= Problem details =
From the listing below, pull each line that includes "React".

# Start of Source excerpt

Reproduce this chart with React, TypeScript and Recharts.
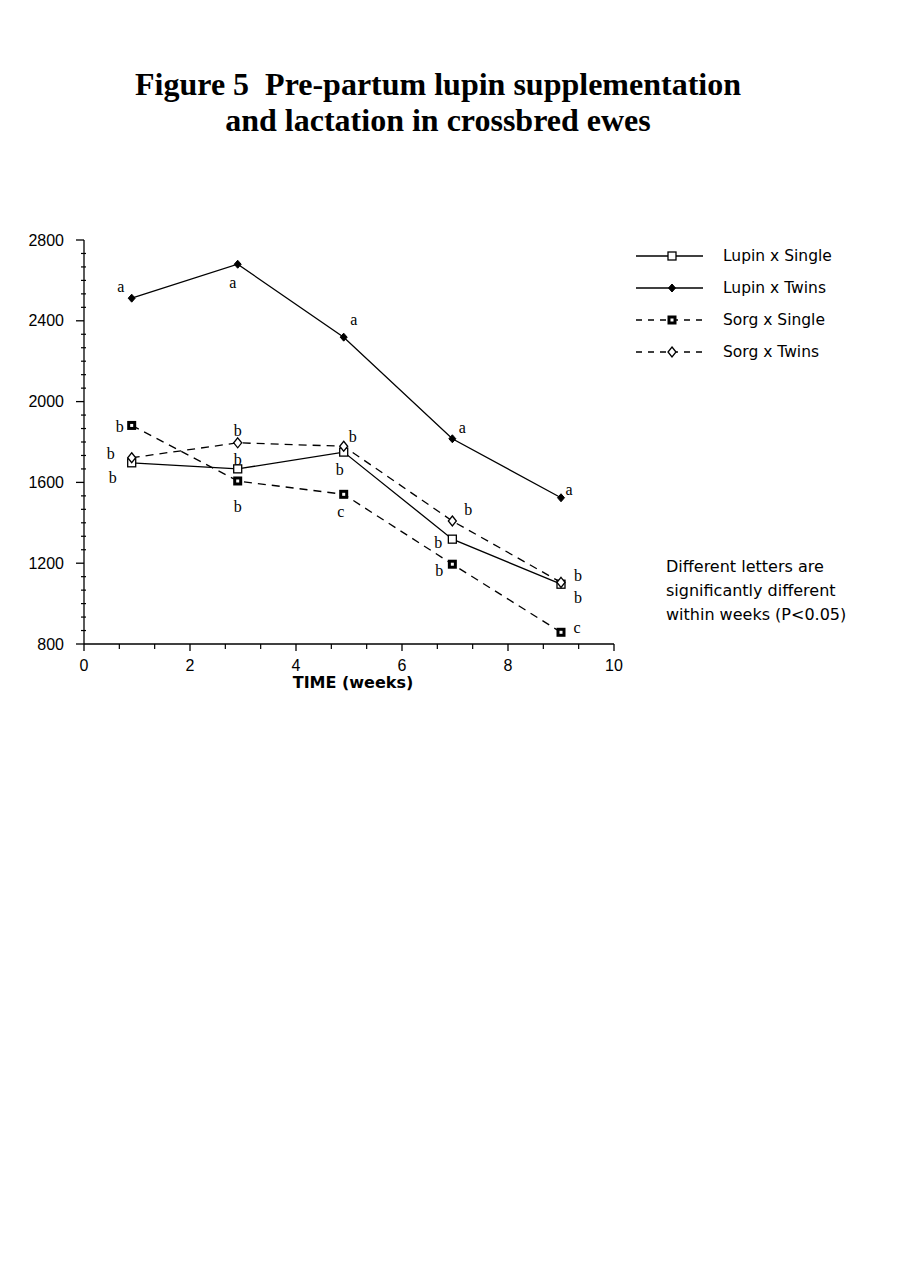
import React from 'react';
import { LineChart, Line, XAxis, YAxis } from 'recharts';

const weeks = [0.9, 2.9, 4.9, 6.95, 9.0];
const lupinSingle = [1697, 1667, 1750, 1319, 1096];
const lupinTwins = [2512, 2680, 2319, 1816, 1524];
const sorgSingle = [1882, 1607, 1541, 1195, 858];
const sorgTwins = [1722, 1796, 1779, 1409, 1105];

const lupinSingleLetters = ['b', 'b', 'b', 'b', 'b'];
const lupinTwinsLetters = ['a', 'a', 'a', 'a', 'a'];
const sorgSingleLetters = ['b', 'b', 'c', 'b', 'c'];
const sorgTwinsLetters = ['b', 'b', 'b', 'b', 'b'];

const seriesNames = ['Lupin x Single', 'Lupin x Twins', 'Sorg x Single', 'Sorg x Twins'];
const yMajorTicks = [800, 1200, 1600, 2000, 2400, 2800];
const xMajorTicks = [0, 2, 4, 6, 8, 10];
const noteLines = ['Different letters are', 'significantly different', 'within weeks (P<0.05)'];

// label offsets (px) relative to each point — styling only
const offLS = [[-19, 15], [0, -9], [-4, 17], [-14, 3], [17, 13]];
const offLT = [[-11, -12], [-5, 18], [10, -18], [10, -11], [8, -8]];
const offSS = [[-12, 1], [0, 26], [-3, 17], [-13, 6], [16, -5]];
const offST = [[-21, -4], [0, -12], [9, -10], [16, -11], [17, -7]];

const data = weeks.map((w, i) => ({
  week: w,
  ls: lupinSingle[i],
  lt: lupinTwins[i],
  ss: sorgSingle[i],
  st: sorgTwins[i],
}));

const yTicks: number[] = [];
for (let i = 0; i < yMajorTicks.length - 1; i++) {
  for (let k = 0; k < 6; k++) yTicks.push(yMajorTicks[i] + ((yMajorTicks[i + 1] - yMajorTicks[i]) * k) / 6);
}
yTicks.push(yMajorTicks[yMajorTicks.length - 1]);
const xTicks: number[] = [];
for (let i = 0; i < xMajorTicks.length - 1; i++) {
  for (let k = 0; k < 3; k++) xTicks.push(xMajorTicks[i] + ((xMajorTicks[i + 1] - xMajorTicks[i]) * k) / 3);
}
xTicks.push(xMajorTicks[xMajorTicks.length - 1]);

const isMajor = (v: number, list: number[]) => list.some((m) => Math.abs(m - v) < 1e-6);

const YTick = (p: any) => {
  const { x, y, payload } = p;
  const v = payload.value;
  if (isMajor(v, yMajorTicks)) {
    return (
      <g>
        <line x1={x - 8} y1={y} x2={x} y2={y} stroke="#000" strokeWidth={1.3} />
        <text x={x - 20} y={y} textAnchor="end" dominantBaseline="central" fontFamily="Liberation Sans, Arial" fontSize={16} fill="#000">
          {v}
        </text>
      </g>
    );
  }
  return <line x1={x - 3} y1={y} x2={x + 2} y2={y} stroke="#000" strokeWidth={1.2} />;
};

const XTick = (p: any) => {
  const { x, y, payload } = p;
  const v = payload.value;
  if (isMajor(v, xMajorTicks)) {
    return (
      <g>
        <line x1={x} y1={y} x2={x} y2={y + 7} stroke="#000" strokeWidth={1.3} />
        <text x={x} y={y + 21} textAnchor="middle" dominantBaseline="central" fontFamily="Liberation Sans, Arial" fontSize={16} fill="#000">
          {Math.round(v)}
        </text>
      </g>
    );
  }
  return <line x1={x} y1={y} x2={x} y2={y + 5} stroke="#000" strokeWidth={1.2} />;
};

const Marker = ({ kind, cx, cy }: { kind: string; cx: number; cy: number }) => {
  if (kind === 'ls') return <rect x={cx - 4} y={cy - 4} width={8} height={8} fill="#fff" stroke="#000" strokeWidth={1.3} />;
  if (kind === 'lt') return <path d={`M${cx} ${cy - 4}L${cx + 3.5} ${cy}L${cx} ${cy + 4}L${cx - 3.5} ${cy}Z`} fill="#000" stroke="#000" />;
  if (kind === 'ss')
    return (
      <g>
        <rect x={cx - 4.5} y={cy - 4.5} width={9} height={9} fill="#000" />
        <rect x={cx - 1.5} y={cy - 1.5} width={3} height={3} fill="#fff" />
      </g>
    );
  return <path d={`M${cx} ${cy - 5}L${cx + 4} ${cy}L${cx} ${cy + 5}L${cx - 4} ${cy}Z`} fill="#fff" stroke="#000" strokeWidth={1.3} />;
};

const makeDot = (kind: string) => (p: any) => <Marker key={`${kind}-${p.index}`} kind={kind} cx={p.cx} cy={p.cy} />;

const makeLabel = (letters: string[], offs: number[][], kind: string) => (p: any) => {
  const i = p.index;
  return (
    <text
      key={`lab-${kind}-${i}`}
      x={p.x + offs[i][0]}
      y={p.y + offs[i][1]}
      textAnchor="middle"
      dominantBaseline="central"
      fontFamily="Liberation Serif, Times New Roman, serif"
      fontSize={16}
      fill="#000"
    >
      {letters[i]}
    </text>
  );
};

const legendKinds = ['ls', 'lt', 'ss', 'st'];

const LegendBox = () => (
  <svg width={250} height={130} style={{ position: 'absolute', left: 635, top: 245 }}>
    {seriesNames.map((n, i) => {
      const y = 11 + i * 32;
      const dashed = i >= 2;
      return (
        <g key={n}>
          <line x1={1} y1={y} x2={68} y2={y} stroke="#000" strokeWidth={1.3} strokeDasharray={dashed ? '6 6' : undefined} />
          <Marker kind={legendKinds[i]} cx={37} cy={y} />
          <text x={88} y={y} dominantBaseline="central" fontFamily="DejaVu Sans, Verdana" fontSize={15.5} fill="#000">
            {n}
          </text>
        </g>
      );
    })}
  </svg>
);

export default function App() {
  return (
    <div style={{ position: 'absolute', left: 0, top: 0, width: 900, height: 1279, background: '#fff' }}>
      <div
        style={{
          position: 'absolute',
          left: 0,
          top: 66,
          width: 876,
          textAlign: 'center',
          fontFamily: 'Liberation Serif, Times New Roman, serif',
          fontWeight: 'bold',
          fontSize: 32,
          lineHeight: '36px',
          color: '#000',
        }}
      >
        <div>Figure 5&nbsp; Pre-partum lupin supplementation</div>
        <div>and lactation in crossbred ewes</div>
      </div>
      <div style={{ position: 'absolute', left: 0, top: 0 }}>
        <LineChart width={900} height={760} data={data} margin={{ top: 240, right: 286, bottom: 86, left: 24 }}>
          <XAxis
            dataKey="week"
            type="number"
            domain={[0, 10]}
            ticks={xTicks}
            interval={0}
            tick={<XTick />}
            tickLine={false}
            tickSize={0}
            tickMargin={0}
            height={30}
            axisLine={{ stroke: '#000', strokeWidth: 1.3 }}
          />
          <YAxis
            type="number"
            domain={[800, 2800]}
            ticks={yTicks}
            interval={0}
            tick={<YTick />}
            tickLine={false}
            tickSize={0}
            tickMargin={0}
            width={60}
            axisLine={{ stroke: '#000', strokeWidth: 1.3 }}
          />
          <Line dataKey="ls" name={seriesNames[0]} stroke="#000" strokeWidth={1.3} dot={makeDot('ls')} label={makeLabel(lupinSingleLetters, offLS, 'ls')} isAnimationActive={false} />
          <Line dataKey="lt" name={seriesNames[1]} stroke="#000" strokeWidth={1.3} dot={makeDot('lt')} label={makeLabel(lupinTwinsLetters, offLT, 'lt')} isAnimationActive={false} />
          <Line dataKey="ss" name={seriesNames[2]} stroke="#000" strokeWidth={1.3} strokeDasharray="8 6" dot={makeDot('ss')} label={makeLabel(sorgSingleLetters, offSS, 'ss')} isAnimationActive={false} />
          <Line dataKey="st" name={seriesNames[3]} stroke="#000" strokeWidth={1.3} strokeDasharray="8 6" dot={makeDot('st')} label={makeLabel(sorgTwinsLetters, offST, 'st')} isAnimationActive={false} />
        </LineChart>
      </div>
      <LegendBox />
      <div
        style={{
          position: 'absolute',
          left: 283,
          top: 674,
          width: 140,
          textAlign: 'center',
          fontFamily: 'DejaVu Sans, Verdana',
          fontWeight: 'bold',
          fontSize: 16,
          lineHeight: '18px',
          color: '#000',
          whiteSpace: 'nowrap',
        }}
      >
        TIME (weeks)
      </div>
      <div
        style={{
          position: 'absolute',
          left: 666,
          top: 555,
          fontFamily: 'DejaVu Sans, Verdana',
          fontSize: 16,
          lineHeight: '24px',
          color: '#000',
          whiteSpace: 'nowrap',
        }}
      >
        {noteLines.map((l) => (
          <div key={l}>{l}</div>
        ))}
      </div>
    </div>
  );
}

# End of Source excerpt

= Completed task =
Reproduce this chart with React, TypeScript and Recharts.
import React from 'react';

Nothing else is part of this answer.